I-am-not-a-gardener (obligatory disclaimer). I have a little suburban house, with little suburban yard, that, under previous management was a rather advanced perennial garden. We thought that was an excellent idea, until the spring after we moved in... when we realized that we did not know how to tell a weed shoot from a desirable shoot, and it turned into a jungle. To make a long story longer, when nearly half of the grass in the back yard had been displaced by an invasive leafy thing that some have called a mint-relative, I gave up the fight and let it have the rest. I now mow that like a lawn. Anywhere that both grass and mint-ish-thing refuse to grow, I'm trying clover - the neighborhood rabbits seem to appreciate that, as does the neighbor's little girl who peeks over the fence and says "Ooo!
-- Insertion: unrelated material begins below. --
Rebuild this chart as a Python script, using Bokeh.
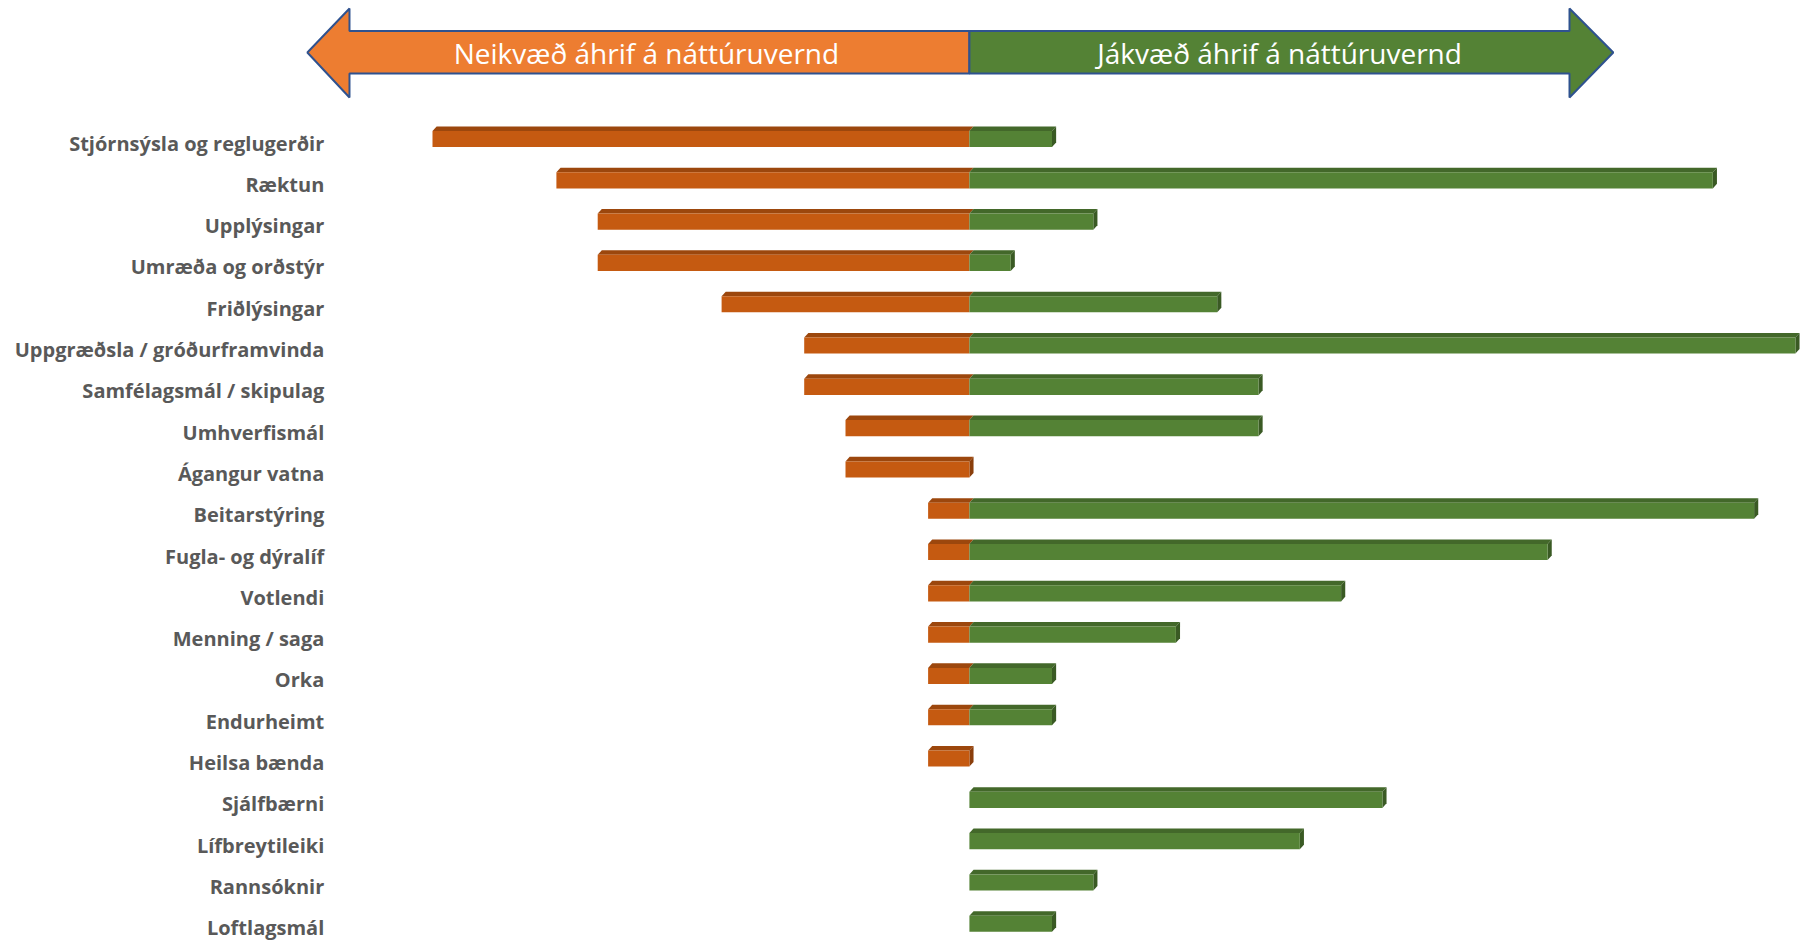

Bunny!" :-)
In front, where it was mostly grass, but deadly spraying for grubs was not desired (see above comment about neighbor kids), my solution is to feed the grass, then wait for tell-tale dead circles to appear. I then dig 'em up, "turf" the turf (along with the grubs), declare the bare patch to be "garden", and plant annuals. I figure two more years before the patches merge into one big, haphazard flower patch.

I've seen a couple of clover-only lawns, but they fill in rather late. If I knew of a similarly hardy, low-growing, crowd-loving, full-sun-loving green plant that would mix with clover, but come alive earlier, I'd like to try that as a "lawn"... gotta have SOMETHING to use my Lee Valley reel-style push-mower on.